Problem statement:
Restate the whole listing word for word. Pictures are left out.

Provided data:
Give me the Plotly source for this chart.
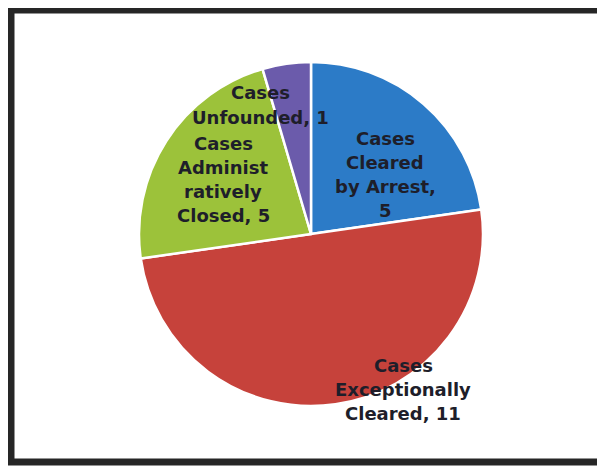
import plotly.graph_objects as go

categories = ["Cases Cleared by Arrest", "Cases Exceptionally Cleared",
              "Cases Administratively Closed", "Cases Unfounded"]
values = [5, 11, 5, 1]
colors = ["#2c7bc7", "#c6423b", "#9cc23a", "#6b5bab"]
label_lines = [
    ["Cases", "Cleared", "by Arrest,", "5"],
    ["Cases", "Exceptionally", "Cleared, 11"],
    ["Cases", "Administ", "ratively", "Closed, 5"],
    ["Cases", "Unfounded, 1"],
]

# page offset of the plot inside the browser (body margin)
OX, OY = 8, 8
W, H = 605 - OX, 466 - OY

# label centres in page pixels (x, y from top)
label_pos = [(385, 174), (403, 389), (223, 179), (260, 105)]
cx, cy, r = 311, 234, 172


def px_x(x):
    return (x - OX) / W


def px_y(y):
    return 1 - (y - OY) / H


fig = go.Figure(go.Pie(
    labels=categories,
    values=values,
    sort=False,
    direction="clockwise",
    rotation=0,
    marker=dict(colors=colors, line=dict(color="white", width=2.5)),
    textinfo="none",
    hoverinfo="label+value",
    domain=dict(x=[px_x(cx - r), px_x(cx + r)], y=[px_y(cy + r), px_y(cy - r)]),
    showlegend=False,
))

annotations = []
spacing = 24
for lines, (px, py), v in zip(label_lines, label_pos, values):
    n = len(lines)
    for i, line in enumerate(lines):
        ly = py + (i - (n - 1) / 2) * spacing
        annotations.append(dict(
            x=px_x(px), y=px_y(ly), xref="paper", yref="paper",
            text=line, showarrow=False, xanchor="center", yanchor="middle",
            font=dict(family="DejaVu Sans", size=18, color="#1e1e2a", weight="bold"),
        ))

fig.update_layout(
    width=W, height=H,
    margin=dict(l=0, r=0, t=0, b=0),
    paper_bgcolor="white",
    plot_bgcolor="white",
    annotations=annotations,
    shapes=[dict(type="rect", xref="paper", yref="paper",
                 x0=px_x(11), x1=px_x(607), y0=px_y(462), y1=px_y(10),
                 line=dict(color="#262626", width=7), fillcolor="rgba(0,0,0,0)")],
)

fig.write_html("out.html")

Final result:
Give me the Plotly source for this chart.
import plotly.graph_objects as go

categories = ["Cases Cleared by Arrest", "Cases Exceptionally Cleared",
              "Cases Administratively Closed", "Cases Unfounded"]
values = [5, 11, 5, 1]
colors = ["#2c7bc7", "#c6423b", "#9cc23a", "#6b5bab"]
label_lines = [
    ["Cases", "Cleared", "by Arrest,", "5"],
    ["Cases", "Exceptionally", "Cleared, 11"],
    ["Cases", "Administ", "ratively", "Closed, 5"],
    ["Cases", "Unfounded, 1"],
]

# page offset of the plot inside the browser (body margin)
OX, OY = 8, 8
W, H = 605 - OX, 466 - OY

# label centres in page pixels (x, y from top)
label_pos = [(385, 174), (403, 389), (223, 179), (260, 105)]
cx, cy, r = 311, 234, 172


def px_x(x):
    return (x - OX) / W


def px_y(y):
    return 1 - (y - OY) / H


fig = go.Figure(go.Pie(
    labels=categories,
    values=values,
    sort=False,
    direction="clockwise",
    rotation=0,
    marker=dict(colors=colors, line=dict(color="white", width=2.5)),
    textinfo="none",
    hoverinfo="label+value",
    domain=dict(x=[px_x(cx - r), px_x(cx + r)], y=[px_y(cy + r), px_y(cy - r)]),
    showlegend=False,
))

annotations = []
spacing = 24
for lines, (px, py), v in zip(label_lines, label_pos, values):
    n = len(lines)
    for i, line in enumerate(lines):
        ly = py + (i - (n - 1) / 2) * spacing
        annotations.append(dict(
            x=px_x(px), y=px_y(ly), xref="paper", yref="paper",
            text=line, showarrow=False, xanchor="center", yanchor="middle",
            font=dict(family="DejaVu Sans", size=18, color="#1e1e2a", weight="bold"),
        ))

fig.update_layout(
    width=W, height=H,
    margin=dict(l=0, r=0, t=0, b=0),
    paper_bgcolor="white",
    plot_bgcolor="white",
    annotations=annotations,
    shapes=[dict(type="rect", xref="paper", yref="paper",
                 x0=px_x(11), x1=px_x(607), y0=px_y(462), y1=px_y(10),
                 line=dict(color="#262626", width=7), fillcolor="rgba(0,0,0,0)")],
)

fig.write_html("out.html")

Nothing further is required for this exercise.